Task to complete: Count every line where "matplotlib" shows up, and give that number only.

Supplied information:
◆ ◆ ◆ ◆ ◆
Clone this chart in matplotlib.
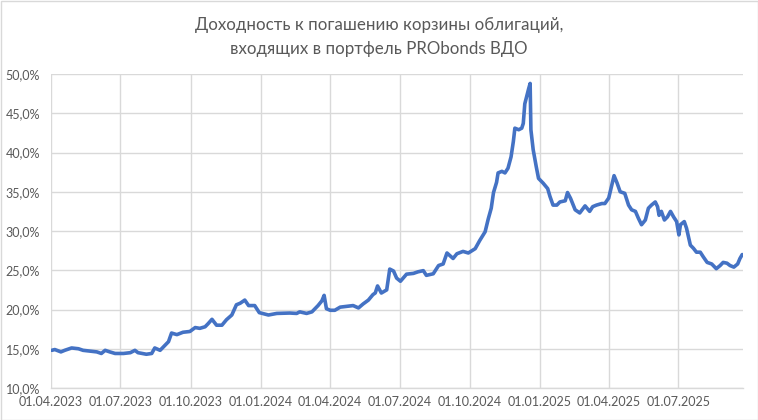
import matplotlib
matplotlib.use("Agg")
import matplotlib.pyplot as plt
import matplotlib.dates as mdates
from matplotlib.ticker import FuncFormatter, MultipleLocator
from matplotlib.patches import Rectangle
import pandas as pd

title = "Доходность к погашению корзины облигаций,\nвходящих в портфель PRObonds ВДО"

dates = [
    "2023-04-02", "2023-04-06", "2023-04-14", "2023-04-19", "2023-04-28", "2023-05-07",
    "2023-05-13", "2023-05-22", "2023-05-31", "2023-06-06", "2023-06-11", "2023-06-17",
    "2023-06-24", "2023-07-05", "2023-07-14", "2023-07-20", "2023-07-24", "2023-08-04",
    "2023-08-11", "2023-08-15", "2023-08-22", "2023-08-28", "2023-09-02", "2023-09-06",
    "2023-09-13", "2023-09-21", "2023-09-30", "2023-10-07", "2023-10-13", "2023-10-20",
    "2023-10-24", "2023-10-29", "2023-11-04", "2023-11-11", "2023-11-17", "2023-11-24",
    "2023-11-30", "2023-12-05", "2023-12-11", "2023-12-16", "2023-12-24", "2023-12-30",
    "2024-01-11", "2024-01-22", "2024-02-08", "2024-02-17", "2024-02-21", "2024-03-01",
    "2024-03-08", "2024-03-16", "2024-03-21", "2024-03-24", "2024-03-27", "2024-04-01",
    "2024-04-07", "2024-04-14", "2024-04-23", "2024-05-01", "2024-05-08", "2024-05-14",
    "2024-05-21", "2024-05-27", "2024-05-30", "2024-06-02", "2024-06-07", "2024-06-14",
    "2024-06-18", "2024-06-23", "2024-06-27", "2024-07-02", "2024-07-10", "2024-07-19",
    "2024-07-25", "2024-08-01", "2024-08-05", "2024-08-14", "2024-08-21", "2024-08-27",
    "2024-09-01", "2024-09-09", "2024-09-14", "2024-09-22", "2024-09-29", "2024-10-08",
    "2024-10-14", "2024-10-21", "2024-10-25", "2024-10-29", "2024-11-01", "2024-11-05",
    "2024-11-07", "2024-11-12", "2024-11-16", "2024-11-20", "2024-11-24", "2024-11-27",
    "2024-11-29", "2024-12-04", "2024-12-08", "2024-12-10", "2024-12-12", "2024-12-17",
    "2024-12-19", "2024-12-20", "2024-12-23", "2024-12-27", "2024-12-30", "2025-01-05",
    "2025-01-11", "2025-01-14", "2025-01-18", "2025-01-23", "2025-01-27", "2025-02-03",
    "2025-02-06", "2025-02-10", "2025-02-16", "2025-02-22", "2025-03-01", "2025-03-07",
    "2025-03-11", "2025-03-16", "2025-03-23", "2025-03-27", "2025-04-01", "2025-04-05",
    "2025-04-08", "2025-04-12", "2025-04-16", "2025-04-22", "2025-04-27", "2025-05-01",
    "2025-05-06", "2025-05-10", "2025-05-14", "2025-05-19", "2025-05-23", "2025-05-27",
    "2025-06-01", "2025-06-04", "2025-06-06", "2025-06-09", "2025-06-13", "2025-06-17",
    "2025-06-21", "2025-06-25", "2025-06-29", "2025-07-02", "2025-07-04", "2025-07-09",
    "2025-07-12", "2025-07-17", "2025-07-21", "2025-07-25", "2025-07-30", "2025-08-03",
    "2025-08-08", "2025-08-14", "2025-08-20", "2025-08-25", "2025-08-29", "2025-09-03",
    "2025-09-07", "2025-09-12", "2025-09-17", "2025-09-20", "2025-09-23",
]

ytm = [
    14.8, 14.9, 14.6, 14.8, 15.1, 15.0,
    14.8, 14.7, 14.6, 14.4, 14.8, 14.6,
    14.4, 14.4, 14.5, 14.8, 14.5, 14.3,
    14.4, 15.1, 14.8, 15.4, 15.9, 17.0,
    16.8, 17.1, 17.2, 17.7, 17.6, 17.8,
    18.2, 18.75, 18.0, 18.0, 18.7, 19.3,
    20.6, 20.8, 21.2, 20.5, 20.5, 19.6,
    19.3, 19.5, 19.55, 19.5, 19.7, 19.5,
    19.7, 20.5, 21.1, 21.8, 20.1, 19.9,
    19.9, 20.3, 20.4, 20.5, 20.2, 20.7,
    21.2, 21.9, 22.1, 23.0, 22.1, 22.5,
    25.15, 24.9, 24.0, 23.6, 24.5, 24.6,
    24.8, 24.95, 24.35, 24.55, 25.6, 25.8,
    27.2, 26.5, 27.1, 27.4, 27.2, 27.75,
    28.8, 29.9, 31.5, 32.9, 34.9, 36.2,
    37.4, 37.6, 37.4, 38.0, 39.45, 41.4,
    43.1, 42.9, 43.1, 43.7, 46.2, 48.1,
    48.8, 42.9, 40.35, 38.2, 36.7, 36.1,
    35.4, 34.4, 33.3, 33.3, 33.7, 33.85,
    34.9, 34.15, 32.7, 32.3, 33.2, 32.5,
    33.1, 33.3, 33.5, 33.5, 34.2, 35.8,
    37.05, 36.1, 35.0, 34.8, 33.3, 32.7,
    32.5, 31.6, 30.8, 31.4, 32.9, 33.3,
    33.7, 33.1, 32.0, 32.5, 31.4, 31.8,
    32.5, 31.8, 31.2, 29.5, 30.8, 31.2,
    30.35, 28.2, 27.8, 27.3, 27.3, 26.7,
    26.0, 25.8, 25.2, 25.6, 26.0, 25.9,
    25.6, 25.4, 25.8, 26.5, 27.0,
]

x_ticks = ["2023-04-01", "2023-07-01", "2023-10-01", "2024-01-01", "2024-04-01",
           "2024-07-01", "2024-10-01", "2025-01-01", "2025-04-01", "2025-07-01"]

x = pd.to_datetime(dates)
tick_dates = pd.to_datetime(x_ticks)

text_color = "#595959"
grid_color = "#d9d9d9"
line_color = "#4472C4"

plt.rcParams["font.family"] = ["Lato", "DejaVu Sans"]

fig = plt.figure(figsize=(7.58, 4.2), dpi=100)
ax = fig.add_axes([51 / 758, 1 - 388 / 420, (743 - 51) / 758, (388 - 74) / 420])

ax.plot(x, ytm, color=line_color, lw=2.6, solid_joinstyle="round", solid_capstyle="round", zorder=3)

ax.set_ylim(10, 50)
ax.set_xlim(pd.Timestamp("2023-04-01"), pd.Timestamp("2025-09-24"))
ax.yaxis.set_major_locator(MultipleLocator(5))
ax.yaxis.set_major_formatter(FuncFormatter(lambda v, p: f"{v:.1f}%".replace(".", ",")))
ax.set_xticks(tick_dates)
ax.xaxis.set_major_formatter(mdates.DateFormatter("%d.%m.%Y"))

ax.grid(True, color=grid_color, lw=1.0, zorder=0)
ax.set_axisbelow(True)
for s in ["top", "right", "left"]:
    ax.spines[s].set_visible(False)
ax.spines["bottom"].set_color(grid_color)
ax.spines["bottom"].set_linewidth(1.0)
ax.tick_params(axis="both", length=0, colors=text_color, labelsize=9)
ax.tick_params(axis="y", pad=8)
ax.tick_params(axis="x", pad=6)

fig.text(0.5, 1 - 37 / 420, title, ha="center", va="center", fontsize=12.2,
         color=text_color, linespacing=1.6)

fig.patches.append(Rectangle((0.5 / 758, 0.5 / 420), 1 - 1 / 758, 1 - 1 / 420,
                             transform=fig.transFigure, fill=False,
                             edgecolor=grid_color, lw=1.0))

fig.savefig("out.png", dpi=100, facecolor="white")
◆ ◆ ◆ ◆ ◆
Result of the task: 7